Raising a child with LGS takes a village. My 17-year-old son, Hudson, is my rock. He often gets Bailey off the school bus and stays with her until my husband and I get home from work. He takes on the responsibility because he knows that we need his help. There are times when I have to call in the troops. Bailey’s grandparents help out when they can, and a friend’s daughter watches Bailey for me in the summer.
Sometimes I wonder how we will do it in 20 years. Those are things I have to think about, but for as long as possible, I want her living with us. Hudson says Bailey will live with him one day, and my other daughter, Addison, who is 10, recently told her best friends that she and Hudson have to live next door to one another when they grow up so that she can help him take care of Bailey. Her friends agreed that they would all live near each other so that they can all take care of Bailey. It’s good to know our village will always carry on.
I try not to put a label on Bailey. She’s more than LGS. She has likes and dislikes and her own personality. She loves babies. That love that we feel for our own children, she feels for all children. She loves music; her face just brightens when a good song comes on. Although she can’t sing the words, she gets the melody and pitch, hums the tune, and knows the songs. It’s absolutely incredible.
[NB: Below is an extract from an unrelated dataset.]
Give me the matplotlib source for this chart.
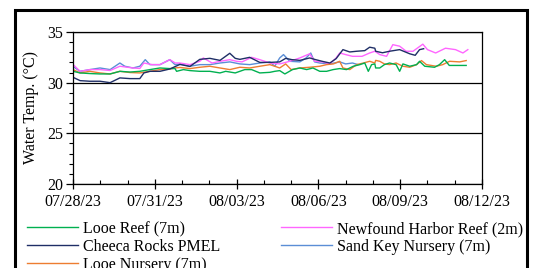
import numpy as np
import pandas as pd
import matplotlib
matplotlib.use('Agg')
from matplotlib import pyplot as plt
import matplotlib.dates as mdates
from matplotlib.patches import Rectangle

plt.rcParams['font.family'] = ['Liberation Serif', 'DejaVu Serif']

# data, days since 07/28/23 00:00
start = pd.Timestamp('2023-07-28')

looe_reef_days = [0, 0.26, 0.62, 0.99, 1.36, 1.72, 2.09, 2.45, 2.82, 3.19, 3.55, 3.74,
                  3.8, 4.05, 4.29, 4.65, 5.02, 5.39, 5.6, 5.95, 6.3, 6.55, 6.85, 7.22, 7.4,
                  7.58, 7.77, 8.05, 8.32, 8.57, 8.8, 9.05, 9.3, 9.54, 9.78, 10.03, 10.28, 10.52,
                  10.7, 10.83, 10.95, 11.07, 11.1, 11.25, 11.42, 11.61, 11.85, 11.98, 12.1, 12.35,
                  12.6, 12.71, 12.9, 13.26, 13.44, 13.63, 13.8, 14.18, 14.42]
looe_reef_temp = [31.12, 30.96, 30.9, 30.86, 30.86, 31.12, 31.05, 31.12, 31.29, 31.45, 31.39, 31.39,
                  31.12, 31.29, 31.19, 31.12, 31.12, 30.96, 31.12, 30.96, 31.29, 31.29, 30.96, 31.02, 31.12,
                  31.19, 30.86, 31.29, 31.45, 31.29, 31.45, 31.12, 31.12, 31.29, 31.39, 31.29, 31.62, 31.78,
                  31.94, 31.12, 31.78, 31.85, 31.45, 31.45, 31.78, 31.94, 31.78, 31.12, 31.85, 31.62,
                  31.78, 32.11, 31.62, 31.52, 31.78, 32.27, 31.7, 31.7, 31.7]

cheeca_days = [0, 0.26, 0.62, 0.99, 1.36, 1.72, 2.09, 2.45, 2.6, 2.82, 3.19, 3.55,
               3.92, 4.29, 4.65, 5.02, 5.39, 5.75, 5.95, 6.12, 6.48, 6.85, 7.22,
               7.58, 7.8, 8.03, 8.32, 8.68, 8.9, 9.15, 9.42, 9.65, 9.9, 10.15, 10.4, 10.7, 10.88, 11.07,
               11.1, 11.35, 11.61, 11.98, 12.35, 12.55, 12.71, 12.86]
cheeca_temp = [30.53, 30.2, 30.14, 30.14, 30.0, 30.47, 30.4, 30.4, 30.96, 31.12, 31.12, 31.35,
               31.8, 31.6, 32.3, 32.4, 32.2, 32.9, 32.4, 32.3, 32.5, 32.0, 32.0,
               32.05, 32.4, 32.27, 32.2, 32.44, 32.27, 32.1, 31.94, 32.37, 33.26, 33.03, 33.1, 33.16, 33.5, 33.4,
               33.1, 32.95, 33.1, 33.26, 32.85, 32.7, 33.26, 33.35]

looe_nursery_days = [0, 0.26, 0.62, 0.99, 1.36, 1.72, 2.09, 2.45, 2.82, 3.19, 3.55, 3.74,
                     3.92, 4.29, 4.65, 5.02, 5.39, 5.75, 6.12, 6.48, 6.85, 7.22, 7.4,
                     7.58, 7.8, 8.0, 8.32, 8.68, 9.05, 9.3, 9.55, 9.78, 9.9, 10.15, 10.4, 10.65, 10.88, 11.07,
                     11.1, 11.25, 11.42, 11.61, 11.85, 12.1, 12.35, 12.6, 12.78, 12.96, 13.32, 13.56,
                     13.81, 14.18, 14.42]
looe_nursery_temp = [31.29, 30.96, 31.12, 30.96, 30.86, 31.12, 31.0, 30.96, 31.12, 31.29, 31.35, 31.45,
                     31.5, 31.39, 31.52, 31.62, 31.45, 31.29, 31.52, 31.45, 31.62, 31.78, 31.62,
                     31.45, 31.85, 31.29, 31.45, 31.52, 31.62, 31.78, 31.85, 32.11, 31.45, 31.29, 31.78, 31.94, 32.11, 31.94,
                     32.2, 32.11, 31.85, 31.78, 31.94, 31.62, 31.52, 31.78, 32.18, 31.78, 31.62, 31.78,
                     32.11, 32.05, 32.18]

newfound_days = [0, 0.26, 0.62, 0.99, 1.36, 1.72, 2.2, 2.45, 2.6, 2.9, 3.19, 3.55,
                 3.75, 3.92, 4.29, 4.65, 4.78, 5.1, 5.4, 5.75, 6.0, 6.2, 6.55, 6.85, 7.22,
                 7.58, 7.95, 8.32, 8.68, 8.86, 9.15, 9.42, 9.65, 9.78, 10.0, 10.25, 10.6, 10.88, 11.07,
                 11.25, 11.5, 11.73, 11.98, 12.22, 12.47, 12.83, 13.0, 13.3, 13.66, 14.03, 14.3, 14.48]
newfound_temp = [31.8, 31.12, 31.29, 31.29, 31.2, 31.62, 31.45, 31.4, 31.94, 31.78, 31.78, 32.27,
                 31.94, 31.94, 31.78, 32.11, 32.44, 31.94, 32.11, 32.27, 32.11, 32.05, 32.5, 32.27, 31.94,
                 31.85, 32.11, 32.44, 32.85, 32.11, 32.05, 31.85, 32.44, 32.93, 32.77, 32.6, 32.6, 32.93, 33.1,
                 32.77, 32.6, 33.75, 33.6, 33.1, 33.1, 33.8, 33.26, 32.93, 33.4, 33.26, 32.93, 33.26]

sand_key_days = [0, 0.26, 0.62, 0.99, 1.36, 1.72, 1.9, 2.2, 2.45, 2.65, 2.82, 3.19, 3.55, 3.74,
                 3.92, 4.29, 4.65, 5.02, 5.39, 5.75, 6.12, 6.48, 6.85, 7.22, 7.4,
                 7.58, 7.72, 7.95, 8.32, 8.55, 8.72, 8.86, 9.05, 9.42, 9.78, 10.0, 10.25, 10.45]
sand_key_temp = [31.6, 31.12, 31.29, 31.45, 31.29, 31.94, 31.62, 31.45, 31.62, 32.27, 31.78, 31.78, 32.27, 31.78,
                 31.85, 31.62, 31.78, 31.78, 31.94, 32.05, 31.85, 31.78, 31.94, 32.05, 31.62,
                 32.44, 32.77, 32.11, 32.05, 32.44, 32.93, 32.05, 31.94, 31.85, 32.05, 31.85, 31.94, 31.78]

series = [
    ('Looe Reef (7m)', looe_reef_days, looe_reef_temp, '#00B050'),
    ('Cheeca Rocks PMEL', cheeca_days, cheeca_temp, '#1F2E66'),
    ('Looe Nursery (7m)', looe_nursery_days, looe_nursery_temp, '#ED7D31'),
    ('Newfound Harbor Reef (2m)', newfound_days, newfound_temp, '#FF66FF'),
    ('Sand Key Nursery (7m)', sand_key_days, sand_key_temp, '#5B8ED6'),
]
# draw order (light blue under others like the original)
draw_order = [4, 3, 2, 0, 1]

fig = plt.figure(figsize=(5.38, 2.68), dpi=100)
ax = fig.add_axes([73 / 538, 1 - 184 / 268, (482 - 73) / 538, (184 - 32) / 268])

lines = {}
for k in draw_order:
    name, d, t, c = series[k]
    x = start + pd.to_timedelta(np.array(d), unit='D')
    ln, = ax.plot(x, t, color=c, lw=1.0, label=name)
    lines[k] = ln

ax.set_ylim(20, 35)
ax.set_yticks([20, 25, 30, 35])
ax.set_yticks(np.arange(20, 36, 1), minor=True)
ax.set_xlim(start, pd.Timestamp('2023-08-12'))
ax.set_xticks(pd.date_range('2023-07-28', '2023-08-12', freq='3D'))
ax.set_xticks(pd.date_range('2023-07-28', '2023-08-12', freq='1D'), minor=True)
ax.xaxis.set_major_formatter(mdates.DateFormatter('%m/%d/%y'))
ax.grid(axis='y', which='major', color='black', lw=0.9)
ax.set_ylabel('Water Temp. (°C)', fontsize=11.5, labelpad=6)
ax.tick_params(axis='both', which='major', labelsize=11.5, color='black', width=0.9)
ax.tick_params(axis='y', which='major', direction='out', length=5, pad=2)
ax.tick_params(axis='y', which='minor', direction='out', length=3, width=0.8)
ax.tick_params(axis='x', which='major', direction='inout', length=7, pad=4)
ax.tick_params(axis='x', which='minor', direction='in', length=3, width=0.8)
for s in ax.spines.values():
    s.set_linewidth(0.9)

handles = [lines[k] for k in range(5)]
fig.legend(handles, [s[0] for s in series], ncol=2, loc='upper left',
           bbox_to_anchor=(27 / 538, 1 - 221 / 268), frameon=False, fontsize=11.5,
           borderpad=0, borderaxespad=0, handlelength=3.2, handletextpad=0.3,
           columnspacing=3.8, labelspacing=0.12)

fig.patches.append(Rectangle((15 / 538, -0.1), (527 - 15) / 538, 1.1 - 10 / 268,
                             transform=fig.transFigure, fill=False, lw=2.2,
                             edgecolor='black', clip_on=False))

fig.savefig('out.png', dpi=100)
I recently took Bailey to a Miranda Lambert concert. She was glowing. There were people sitting near us that kept watching her. Toward the end of the concert I unlocked the brakes on her wheelchair and let her wheel around and “dance” in the aisle. As soon as I did, the couple came over, grabbed her hands, and started dancing with her. The woman told me she had never seen so much joy coming from one human being. Then another little girl came over and sat in Bailey’s lap and danced with her. And another child came over and danced, and another. That’s the effect she has on people.
It’s moments like those that outshine the lows. It’s those moments that keep us all going — the incredible joy there. We’re fortunate to have Bailey. She’s definitely taught me more than I will ever be able to teach her.
This is what God gave us. We’ll keep educating ourselves about LGS, deal with it the best we can and make the best life possible for all of us.
Common seizure-related injuries include bruises, lacerations, bone fractures, burns, and, in some cases, drowning. Here are some things you can do today to reduce the risk of injury:
- Avoid clutter in your house, and add padding to any sharp corners.
- Keep lids on hot drinks, and use only the rear burners when cooking on a stove top.
- Avoid lighting candles, swimming, or climbing ladders unsupervised.
- Routinely check in with neighbors, friends or family that you trust. It may be helpful to give them an extra key to your home.